The chairman of Kelvin FC stood up heavily, still gazing at the rows of empty seating. Alone at one end of the pitch was Kelvin’s trusty groundsman, Albert Little. Kennedy watched him in the process of fixing new netting to one of the goalposts. Wee Bert, as everybody knew him, was ferociously dedicated to the club; not a pin would be out of place, not a striped line wavering when the turf was cut. Even today, under the hot July sun, the man was concentrating on his task with the kind of dedication
that had won him the trophy for best groundsman in the Scottish Premier League in three consecutive seasons, a feat of which he was rightly proud. The chairman’s eyes passed from one end of the park to the other, then, with his mouth closed in a determined line as if he had reached some unspoken decision, Patrick Kennedy made his way back down from the directors’ box to the darkened passages that led into the club.

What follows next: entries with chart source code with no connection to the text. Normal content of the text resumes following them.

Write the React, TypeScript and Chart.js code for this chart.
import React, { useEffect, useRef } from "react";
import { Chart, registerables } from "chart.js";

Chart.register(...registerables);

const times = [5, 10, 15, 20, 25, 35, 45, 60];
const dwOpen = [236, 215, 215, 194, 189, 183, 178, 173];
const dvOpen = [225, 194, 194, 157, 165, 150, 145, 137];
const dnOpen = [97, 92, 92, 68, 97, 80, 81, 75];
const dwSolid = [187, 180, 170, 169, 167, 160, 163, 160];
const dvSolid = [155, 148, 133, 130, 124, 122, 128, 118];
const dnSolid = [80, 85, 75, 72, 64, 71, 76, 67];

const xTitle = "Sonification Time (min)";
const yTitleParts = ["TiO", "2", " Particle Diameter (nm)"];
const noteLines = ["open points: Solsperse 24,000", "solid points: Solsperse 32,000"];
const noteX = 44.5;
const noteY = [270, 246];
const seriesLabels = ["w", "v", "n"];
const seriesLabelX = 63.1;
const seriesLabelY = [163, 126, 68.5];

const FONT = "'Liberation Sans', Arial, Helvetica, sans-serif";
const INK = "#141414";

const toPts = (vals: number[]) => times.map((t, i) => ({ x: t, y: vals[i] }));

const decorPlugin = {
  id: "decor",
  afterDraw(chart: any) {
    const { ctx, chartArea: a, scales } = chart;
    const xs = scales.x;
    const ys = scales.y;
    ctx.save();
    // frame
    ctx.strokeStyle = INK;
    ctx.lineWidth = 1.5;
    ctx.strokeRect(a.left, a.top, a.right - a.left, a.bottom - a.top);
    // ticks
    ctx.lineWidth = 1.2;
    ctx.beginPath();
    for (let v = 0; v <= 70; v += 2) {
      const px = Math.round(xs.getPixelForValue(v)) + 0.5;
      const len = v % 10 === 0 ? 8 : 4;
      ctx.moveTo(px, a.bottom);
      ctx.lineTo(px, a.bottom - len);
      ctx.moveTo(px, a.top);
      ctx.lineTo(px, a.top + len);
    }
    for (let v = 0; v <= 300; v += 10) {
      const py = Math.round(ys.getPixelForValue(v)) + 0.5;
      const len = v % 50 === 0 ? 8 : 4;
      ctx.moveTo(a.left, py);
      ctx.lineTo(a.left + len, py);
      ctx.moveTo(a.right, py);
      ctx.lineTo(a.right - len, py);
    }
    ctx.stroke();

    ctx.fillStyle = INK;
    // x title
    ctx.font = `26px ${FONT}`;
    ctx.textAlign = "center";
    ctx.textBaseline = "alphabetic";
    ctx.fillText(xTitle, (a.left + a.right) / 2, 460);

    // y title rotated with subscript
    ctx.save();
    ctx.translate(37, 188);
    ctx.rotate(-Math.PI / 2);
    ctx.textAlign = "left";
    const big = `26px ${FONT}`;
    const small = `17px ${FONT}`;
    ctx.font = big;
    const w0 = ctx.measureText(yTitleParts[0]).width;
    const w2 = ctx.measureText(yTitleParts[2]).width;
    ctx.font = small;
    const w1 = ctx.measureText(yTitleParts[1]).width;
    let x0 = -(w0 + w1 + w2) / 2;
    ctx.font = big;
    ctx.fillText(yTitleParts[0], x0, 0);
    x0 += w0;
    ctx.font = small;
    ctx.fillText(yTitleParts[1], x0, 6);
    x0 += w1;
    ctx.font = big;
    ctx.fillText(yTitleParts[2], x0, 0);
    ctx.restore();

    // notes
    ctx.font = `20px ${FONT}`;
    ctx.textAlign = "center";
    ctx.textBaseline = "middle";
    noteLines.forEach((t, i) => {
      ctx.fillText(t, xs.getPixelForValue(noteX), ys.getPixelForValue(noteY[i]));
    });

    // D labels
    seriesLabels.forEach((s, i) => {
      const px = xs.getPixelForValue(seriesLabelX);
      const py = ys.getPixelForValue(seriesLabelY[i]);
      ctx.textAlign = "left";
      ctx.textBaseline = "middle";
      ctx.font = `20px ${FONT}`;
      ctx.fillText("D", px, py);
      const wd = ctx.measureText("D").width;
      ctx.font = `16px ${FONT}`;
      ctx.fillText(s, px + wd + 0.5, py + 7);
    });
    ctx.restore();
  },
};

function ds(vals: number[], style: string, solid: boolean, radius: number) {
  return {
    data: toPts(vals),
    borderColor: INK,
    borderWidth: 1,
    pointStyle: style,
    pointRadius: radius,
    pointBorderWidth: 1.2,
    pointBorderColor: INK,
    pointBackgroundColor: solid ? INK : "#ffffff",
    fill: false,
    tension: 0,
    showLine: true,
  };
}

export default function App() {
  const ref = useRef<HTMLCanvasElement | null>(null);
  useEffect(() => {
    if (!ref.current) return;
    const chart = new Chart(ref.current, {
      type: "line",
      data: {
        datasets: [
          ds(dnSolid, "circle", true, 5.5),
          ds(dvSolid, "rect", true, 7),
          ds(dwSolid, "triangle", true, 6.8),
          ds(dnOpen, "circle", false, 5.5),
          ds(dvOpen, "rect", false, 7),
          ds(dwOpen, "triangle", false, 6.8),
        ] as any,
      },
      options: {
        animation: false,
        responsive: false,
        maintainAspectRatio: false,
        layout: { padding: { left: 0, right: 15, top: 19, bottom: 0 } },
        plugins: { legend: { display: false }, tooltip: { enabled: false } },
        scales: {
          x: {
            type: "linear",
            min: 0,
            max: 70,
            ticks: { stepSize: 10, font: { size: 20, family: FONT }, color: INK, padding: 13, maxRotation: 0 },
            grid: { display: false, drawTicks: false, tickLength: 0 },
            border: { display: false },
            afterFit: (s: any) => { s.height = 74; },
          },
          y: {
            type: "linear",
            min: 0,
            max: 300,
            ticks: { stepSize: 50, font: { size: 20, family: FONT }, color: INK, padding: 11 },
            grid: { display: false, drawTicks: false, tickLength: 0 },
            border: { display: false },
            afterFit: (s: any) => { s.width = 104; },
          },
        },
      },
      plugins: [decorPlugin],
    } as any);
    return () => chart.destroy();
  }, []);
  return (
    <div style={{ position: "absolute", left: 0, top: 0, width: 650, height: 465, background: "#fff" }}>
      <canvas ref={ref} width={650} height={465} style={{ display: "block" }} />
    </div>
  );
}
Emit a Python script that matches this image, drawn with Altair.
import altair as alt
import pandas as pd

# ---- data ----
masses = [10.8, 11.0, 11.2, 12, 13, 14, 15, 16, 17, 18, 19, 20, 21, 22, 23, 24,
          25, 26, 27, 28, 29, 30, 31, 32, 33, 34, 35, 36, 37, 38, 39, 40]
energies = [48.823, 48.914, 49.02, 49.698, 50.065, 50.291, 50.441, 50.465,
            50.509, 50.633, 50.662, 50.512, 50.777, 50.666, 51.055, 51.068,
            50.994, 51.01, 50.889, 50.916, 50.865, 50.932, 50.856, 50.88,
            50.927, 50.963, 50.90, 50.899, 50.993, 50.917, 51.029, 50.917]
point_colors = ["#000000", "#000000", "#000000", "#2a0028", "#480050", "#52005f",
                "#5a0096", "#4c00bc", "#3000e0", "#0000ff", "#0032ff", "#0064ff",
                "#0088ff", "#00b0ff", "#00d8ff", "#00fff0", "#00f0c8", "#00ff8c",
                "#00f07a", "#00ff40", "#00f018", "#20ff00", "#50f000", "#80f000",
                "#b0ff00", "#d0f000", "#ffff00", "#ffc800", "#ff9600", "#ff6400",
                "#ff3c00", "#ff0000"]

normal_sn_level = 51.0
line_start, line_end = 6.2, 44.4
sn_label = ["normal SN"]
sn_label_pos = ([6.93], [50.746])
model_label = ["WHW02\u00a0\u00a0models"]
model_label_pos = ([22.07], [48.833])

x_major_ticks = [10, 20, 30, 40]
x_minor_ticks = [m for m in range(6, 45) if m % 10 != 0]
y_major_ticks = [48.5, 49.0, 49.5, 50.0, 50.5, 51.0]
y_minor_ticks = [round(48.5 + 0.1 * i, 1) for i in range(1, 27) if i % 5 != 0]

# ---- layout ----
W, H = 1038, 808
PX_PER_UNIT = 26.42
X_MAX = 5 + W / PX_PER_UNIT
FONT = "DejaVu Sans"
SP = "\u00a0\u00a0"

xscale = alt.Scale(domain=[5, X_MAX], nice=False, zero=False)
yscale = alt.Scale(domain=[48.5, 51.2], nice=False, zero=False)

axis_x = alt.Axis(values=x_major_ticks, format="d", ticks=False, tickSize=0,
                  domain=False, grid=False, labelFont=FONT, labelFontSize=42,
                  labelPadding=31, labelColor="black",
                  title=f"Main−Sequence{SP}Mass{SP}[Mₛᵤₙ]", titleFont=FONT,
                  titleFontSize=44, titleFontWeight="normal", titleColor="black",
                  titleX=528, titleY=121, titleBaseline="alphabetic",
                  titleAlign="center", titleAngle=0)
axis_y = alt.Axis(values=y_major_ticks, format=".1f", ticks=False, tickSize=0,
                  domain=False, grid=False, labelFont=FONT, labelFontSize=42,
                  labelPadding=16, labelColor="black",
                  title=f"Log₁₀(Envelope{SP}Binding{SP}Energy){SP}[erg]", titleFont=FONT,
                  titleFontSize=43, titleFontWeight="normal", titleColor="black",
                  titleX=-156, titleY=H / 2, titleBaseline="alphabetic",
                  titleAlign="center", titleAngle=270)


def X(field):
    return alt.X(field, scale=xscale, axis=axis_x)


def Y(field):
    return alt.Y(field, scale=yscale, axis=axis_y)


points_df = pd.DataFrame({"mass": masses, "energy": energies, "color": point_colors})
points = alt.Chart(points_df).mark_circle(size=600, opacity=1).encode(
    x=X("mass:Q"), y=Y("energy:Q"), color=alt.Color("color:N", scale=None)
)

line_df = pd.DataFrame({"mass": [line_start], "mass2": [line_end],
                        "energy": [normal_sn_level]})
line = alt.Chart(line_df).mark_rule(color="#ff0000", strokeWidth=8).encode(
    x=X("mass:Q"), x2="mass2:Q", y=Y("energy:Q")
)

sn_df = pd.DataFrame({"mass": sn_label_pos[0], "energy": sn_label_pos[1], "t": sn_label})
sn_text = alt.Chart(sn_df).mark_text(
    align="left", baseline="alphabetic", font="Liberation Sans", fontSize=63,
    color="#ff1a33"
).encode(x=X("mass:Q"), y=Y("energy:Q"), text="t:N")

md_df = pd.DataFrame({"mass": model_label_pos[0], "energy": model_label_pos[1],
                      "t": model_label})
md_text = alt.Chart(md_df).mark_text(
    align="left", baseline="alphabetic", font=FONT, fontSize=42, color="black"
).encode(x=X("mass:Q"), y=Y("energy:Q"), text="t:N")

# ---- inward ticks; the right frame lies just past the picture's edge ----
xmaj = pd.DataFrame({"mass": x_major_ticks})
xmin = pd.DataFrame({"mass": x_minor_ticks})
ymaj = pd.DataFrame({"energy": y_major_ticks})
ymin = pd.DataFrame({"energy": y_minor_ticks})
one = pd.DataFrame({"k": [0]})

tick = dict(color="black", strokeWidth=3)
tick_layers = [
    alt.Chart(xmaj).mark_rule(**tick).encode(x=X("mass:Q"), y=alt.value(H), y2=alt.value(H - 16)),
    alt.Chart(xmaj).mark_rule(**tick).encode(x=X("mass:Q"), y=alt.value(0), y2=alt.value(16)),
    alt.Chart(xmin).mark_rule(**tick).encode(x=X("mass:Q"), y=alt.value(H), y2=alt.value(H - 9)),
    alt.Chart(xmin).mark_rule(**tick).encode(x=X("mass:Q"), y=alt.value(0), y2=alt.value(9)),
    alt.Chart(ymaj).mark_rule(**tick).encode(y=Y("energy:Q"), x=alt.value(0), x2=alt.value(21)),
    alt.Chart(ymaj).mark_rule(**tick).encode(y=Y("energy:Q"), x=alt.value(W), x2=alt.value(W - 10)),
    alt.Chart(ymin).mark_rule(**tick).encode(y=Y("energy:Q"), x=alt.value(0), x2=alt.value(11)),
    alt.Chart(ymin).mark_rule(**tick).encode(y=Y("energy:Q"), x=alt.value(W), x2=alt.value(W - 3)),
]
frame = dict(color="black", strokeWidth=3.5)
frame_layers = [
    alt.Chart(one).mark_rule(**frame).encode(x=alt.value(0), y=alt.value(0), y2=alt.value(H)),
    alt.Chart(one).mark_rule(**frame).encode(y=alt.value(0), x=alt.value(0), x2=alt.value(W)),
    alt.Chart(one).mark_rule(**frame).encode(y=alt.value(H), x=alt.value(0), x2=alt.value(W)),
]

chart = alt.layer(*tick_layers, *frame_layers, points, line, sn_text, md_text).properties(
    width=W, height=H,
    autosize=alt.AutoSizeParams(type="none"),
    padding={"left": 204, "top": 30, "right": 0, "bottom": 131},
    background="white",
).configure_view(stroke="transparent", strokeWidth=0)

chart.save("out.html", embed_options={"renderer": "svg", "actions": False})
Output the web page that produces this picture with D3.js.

The cement steps echoed under his shoes and he glanced down at his feet, noticing the gleam of polish on black leather. Attention to detail, he’d told his players season after season, then repeated it to the string of managers who had come and gone from the club. As he walked out of the sunlight into the shadows, Kennedy passed a hand over his hair. It was thinning now but that didn’t prevent him from having it groomed by the best stylist in Glasgow. Attention to detail, that’s what made all the difference. If Janis Faulkner had killed Nicko then maybe the media would focus less on the club and more on the footballer, his wife and his background.
The last thing Kennedy wanted was a lot of journalists sitting on his doorstep, digging for dirt.
Maggie gave a deep sigh. Usually her husband’s first week back at work after their summer holiday made her feel oddly bereft, what with his enormous backlog of emails and catching up in general, but today would be different. She peeked at the cat carrier on the passenger seat beside her, borrowed from a neighbour. The ginger cat was sitting sphinx-like, his paws tucked underneath his body. He’d slept outside somewhere but at the first sound of the back door opening he’d trotted into the kitchen, tail erect, greeting Maggie with a little meow of recognition. Now he stared ahead, quiet and alert. He must be used to cars, Maggie told herself; he must belong to somebody. She tightened her lips in resignation at the inevitable. They’d be bound to find the owner and give him back, wouldn’t they?